+++ Material for this exercise

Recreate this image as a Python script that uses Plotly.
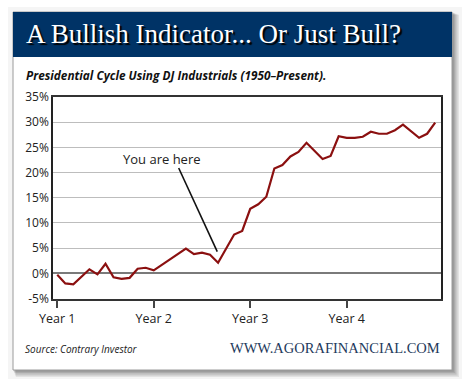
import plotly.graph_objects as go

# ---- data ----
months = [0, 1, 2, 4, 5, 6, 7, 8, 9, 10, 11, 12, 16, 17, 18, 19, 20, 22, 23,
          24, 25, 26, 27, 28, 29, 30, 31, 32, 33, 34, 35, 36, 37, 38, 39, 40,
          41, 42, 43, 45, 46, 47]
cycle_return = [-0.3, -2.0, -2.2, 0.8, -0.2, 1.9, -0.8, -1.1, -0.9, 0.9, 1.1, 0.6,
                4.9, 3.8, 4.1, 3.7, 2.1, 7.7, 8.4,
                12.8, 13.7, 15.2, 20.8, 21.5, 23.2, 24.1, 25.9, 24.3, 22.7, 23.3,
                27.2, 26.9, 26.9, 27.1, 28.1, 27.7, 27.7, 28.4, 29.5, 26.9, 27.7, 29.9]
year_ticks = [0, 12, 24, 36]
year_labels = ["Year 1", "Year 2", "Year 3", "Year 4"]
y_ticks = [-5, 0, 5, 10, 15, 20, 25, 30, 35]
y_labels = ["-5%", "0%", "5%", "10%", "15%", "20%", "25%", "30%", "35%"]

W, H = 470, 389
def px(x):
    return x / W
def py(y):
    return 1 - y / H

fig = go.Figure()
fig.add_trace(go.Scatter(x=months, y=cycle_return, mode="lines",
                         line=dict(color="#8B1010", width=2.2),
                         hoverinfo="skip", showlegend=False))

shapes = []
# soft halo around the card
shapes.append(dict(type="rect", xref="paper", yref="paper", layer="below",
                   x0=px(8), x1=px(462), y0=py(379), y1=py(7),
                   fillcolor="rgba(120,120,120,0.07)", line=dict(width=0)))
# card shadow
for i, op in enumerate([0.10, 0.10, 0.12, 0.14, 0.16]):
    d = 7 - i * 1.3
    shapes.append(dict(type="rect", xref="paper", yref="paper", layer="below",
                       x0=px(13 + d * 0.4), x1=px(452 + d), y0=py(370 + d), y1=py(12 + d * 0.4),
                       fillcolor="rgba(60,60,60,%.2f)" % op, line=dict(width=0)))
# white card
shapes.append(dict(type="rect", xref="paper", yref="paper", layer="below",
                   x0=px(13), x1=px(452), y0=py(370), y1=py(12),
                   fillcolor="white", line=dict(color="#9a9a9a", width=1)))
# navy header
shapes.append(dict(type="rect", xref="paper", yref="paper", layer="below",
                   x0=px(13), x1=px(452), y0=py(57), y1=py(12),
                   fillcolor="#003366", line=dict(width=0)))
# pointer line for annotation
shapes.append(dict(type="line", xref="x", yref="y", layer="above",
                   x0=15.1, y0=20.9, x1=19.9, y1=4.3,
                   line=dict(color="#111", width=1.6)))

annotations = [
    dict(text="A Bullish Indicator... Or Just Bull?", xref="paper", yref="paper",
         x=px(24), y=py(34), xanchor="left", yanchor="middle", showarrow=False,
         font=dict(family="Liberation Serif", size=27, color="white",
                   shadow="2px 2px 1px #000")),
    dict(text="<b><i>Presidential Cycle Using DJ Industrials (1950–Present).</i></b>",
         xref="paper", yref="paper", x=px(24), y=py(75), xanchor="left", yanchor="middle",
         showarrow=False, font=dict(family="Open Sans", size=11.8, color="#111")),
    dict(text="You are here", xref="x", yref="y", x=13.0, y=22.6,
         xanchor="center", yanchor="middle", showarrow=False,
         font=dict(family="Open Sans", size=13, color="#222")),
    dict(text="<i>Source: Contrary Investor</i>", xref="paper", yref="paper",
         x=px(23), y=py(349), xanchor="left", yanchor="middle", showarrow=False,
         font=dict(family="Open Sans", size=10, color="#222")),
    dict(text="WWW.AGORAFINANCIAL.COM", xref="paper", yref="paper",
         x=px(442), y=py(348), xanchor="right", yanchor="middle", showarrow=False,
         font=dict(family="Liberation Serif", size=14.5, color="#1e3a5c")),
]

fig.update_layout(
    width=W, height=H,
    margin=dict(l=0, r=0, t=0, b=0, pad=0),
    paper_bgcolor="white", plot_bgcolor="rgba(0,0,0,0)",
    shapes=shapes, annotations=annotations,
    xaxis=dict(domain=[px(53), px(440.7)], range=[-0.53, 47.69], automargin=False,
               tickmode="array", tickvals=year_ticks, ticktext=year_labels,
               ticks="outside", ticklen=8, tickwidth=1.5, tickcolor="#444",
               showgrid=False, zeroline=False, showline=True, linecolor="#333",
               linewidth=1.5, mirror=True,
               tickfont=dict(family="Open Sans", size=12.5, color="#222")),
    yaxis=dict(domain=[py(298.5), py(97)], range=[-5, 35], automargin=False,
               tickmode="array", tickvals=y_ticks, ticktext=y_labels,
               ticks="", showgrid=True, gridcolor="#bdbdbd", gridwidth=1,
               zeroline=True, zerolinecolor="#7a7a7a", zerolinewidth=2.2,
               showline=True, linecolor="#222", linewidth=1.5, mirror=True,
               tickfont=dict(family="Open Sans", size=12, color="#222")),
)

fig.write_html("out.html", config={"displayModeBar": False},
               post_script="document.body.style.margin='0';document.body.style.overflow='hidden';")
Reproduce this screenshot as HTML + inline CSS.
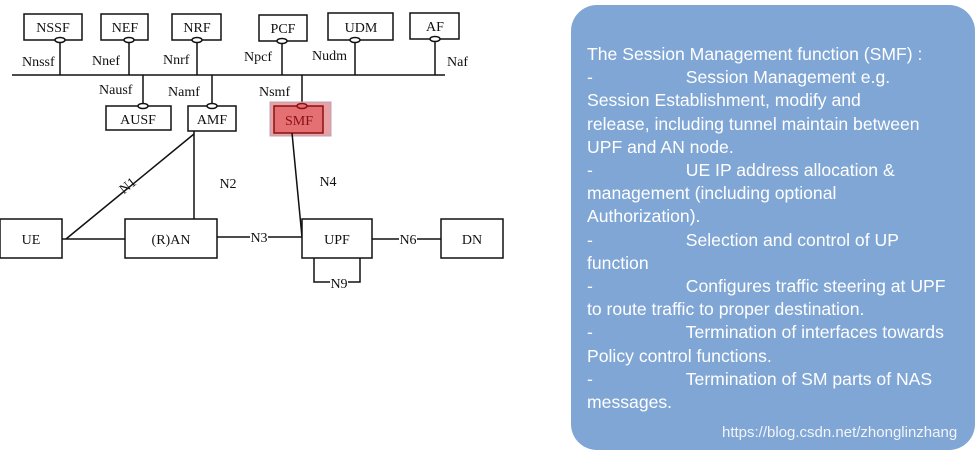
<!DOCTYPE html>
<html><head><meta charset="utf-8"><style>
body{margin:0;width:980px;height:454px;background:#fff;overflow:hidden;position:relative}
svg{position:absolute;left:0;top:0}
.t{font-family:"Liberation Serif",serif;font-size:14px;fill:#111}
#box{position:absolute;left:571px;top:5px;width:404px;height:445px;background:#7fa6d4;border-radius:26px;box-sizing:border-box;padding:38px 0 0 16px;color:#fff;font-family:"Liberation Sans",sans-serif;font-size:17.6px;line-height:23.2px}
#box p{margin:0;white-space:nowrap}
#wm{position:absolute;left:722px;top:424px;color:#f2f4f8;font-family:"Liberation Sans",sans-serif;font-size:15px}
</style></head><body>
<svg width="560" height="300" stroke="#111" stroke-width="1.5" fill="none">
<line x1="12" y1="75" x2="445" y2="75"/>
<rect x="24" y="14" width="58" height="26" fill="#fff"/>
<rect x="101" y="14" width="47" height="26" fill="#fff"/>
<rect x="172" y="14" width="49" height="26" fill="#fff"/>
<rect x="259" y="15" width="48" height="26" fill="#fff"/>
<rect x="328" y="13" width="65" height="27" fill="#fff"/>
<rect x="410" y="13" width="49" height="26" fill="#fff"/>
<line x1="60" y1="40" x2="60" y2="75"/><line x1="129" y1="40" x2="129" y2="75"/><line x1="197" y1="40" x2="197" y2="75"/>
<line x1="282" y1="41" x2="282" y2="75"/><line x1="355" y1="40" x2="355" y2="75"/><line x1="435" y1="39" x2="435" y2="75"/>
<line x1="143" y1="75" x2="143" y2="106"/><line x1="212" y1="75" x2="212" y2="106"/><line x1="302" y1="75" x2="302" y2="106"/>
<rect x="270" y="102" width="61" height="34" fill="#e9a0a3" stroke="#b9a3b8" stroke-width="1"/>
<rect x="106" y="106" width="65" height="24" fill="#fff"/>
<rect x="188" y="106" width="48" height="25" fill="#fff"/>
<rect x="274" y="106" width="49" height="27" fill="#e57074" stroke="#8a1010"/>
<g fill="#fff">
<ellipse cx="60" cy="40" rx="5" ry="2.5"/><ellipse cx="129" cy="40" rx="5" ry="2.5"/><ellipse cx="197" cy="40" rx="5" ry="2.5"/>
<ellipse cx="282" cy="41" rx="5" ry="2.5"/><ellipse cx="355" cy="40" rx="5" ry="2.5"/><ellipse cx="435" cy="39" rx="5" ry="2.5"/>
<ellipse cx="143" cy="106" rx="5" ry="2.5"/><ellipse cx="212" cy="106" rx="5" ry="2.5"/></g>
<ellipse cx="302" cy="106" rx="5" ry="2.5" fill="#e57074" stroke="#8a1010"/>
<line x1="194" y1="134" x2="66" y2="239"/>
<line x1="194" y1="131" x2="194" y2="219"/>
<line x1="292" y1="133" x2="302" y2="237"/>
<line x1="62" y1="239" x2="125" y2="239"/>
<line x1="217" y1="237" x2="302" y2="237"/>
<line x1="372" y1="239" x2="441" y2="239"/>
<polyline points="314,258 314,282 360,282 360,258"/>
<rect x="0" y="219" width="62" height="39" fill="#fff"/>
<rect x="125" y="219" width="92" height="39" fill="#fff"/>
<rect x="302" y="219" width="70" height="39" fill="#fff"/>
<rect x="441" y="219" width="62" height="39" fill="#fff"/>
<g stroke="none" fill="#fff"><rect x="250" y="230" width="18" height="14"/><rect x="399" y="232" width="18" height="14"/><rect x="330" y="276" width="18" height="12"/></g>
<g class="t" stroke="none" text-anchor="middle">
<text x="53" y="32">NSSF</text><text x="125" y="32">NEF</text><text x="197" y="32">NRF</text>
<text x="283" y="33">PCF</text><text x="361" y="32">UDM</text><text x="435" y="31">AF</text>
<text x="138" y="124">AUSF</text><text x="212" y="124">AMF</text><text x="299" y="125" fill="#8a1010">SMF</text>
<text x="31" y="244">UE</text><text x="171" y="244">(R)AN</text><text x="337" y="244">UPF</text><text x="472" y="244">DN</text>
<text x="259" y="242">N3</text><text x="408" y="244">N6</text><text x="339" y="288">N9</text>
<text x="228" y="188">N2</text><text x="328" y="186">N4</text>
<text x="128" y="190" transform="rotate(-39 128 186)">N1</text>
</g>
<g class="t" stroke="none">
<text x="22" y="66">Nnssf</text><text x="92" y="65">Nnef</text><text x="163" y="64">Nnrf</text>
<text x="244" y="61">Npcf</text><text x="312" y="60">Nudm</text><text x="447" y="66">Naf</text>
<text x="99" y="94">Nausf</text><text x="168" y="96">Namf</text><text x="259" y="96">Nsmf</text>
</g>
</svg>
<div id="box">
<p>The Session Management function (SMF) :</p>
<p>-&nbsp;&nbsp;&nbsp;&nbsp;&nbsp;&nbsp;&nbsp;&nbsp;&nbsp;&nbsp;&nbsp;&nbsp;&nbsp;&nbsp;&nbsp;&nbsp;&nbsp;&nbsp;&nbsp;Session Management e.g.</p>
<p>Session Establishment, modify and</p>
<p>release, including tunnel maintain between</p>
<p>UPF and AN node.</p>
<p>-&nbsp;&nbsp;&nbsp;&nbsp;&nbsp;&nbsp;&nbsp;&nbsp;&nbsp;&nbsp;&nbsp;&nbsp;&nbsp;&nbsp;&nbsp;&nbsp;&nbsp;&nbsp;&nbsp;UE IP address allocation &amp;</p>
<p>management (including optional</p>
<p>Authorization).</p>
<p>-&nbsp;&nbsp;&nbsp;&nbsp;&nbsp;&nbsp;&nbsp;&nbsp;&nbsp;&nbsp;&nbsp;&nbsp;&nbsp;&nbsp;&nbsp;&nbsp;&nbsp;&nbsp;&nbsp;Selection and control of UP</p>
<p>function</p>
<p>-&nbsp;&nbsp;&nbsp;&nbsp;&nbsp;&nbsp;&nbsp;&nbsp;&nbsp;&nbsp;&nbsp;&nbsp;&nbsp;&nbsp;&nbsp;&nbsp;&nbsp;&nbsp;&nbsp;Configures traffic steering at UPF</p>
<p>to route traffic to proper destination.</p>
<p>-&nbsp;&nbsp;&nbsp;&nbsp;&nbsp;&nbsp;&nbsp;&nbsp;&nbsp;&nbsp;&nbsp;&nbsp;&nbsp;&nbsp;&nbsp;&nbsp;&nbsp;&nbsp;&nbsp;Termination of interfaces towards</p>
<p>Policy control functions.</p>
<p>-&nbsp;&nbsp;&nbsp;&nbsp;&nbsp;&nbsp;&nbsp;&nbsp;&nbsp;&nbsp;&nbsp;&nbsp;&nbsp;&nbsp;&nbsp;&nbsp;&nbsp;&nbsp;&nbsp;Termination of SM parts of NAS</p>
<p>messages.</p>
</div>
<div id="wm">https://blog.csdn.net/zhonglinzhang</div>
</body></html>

++++++

■ To be done
Write out exactly the lines between the start of the data and the line with "import plotly.graph_objects as go", including both, but none of the pictures.

■ Task answer
Recreate this image as a Python script that uses Plotly.
import plotly.graph_objects as go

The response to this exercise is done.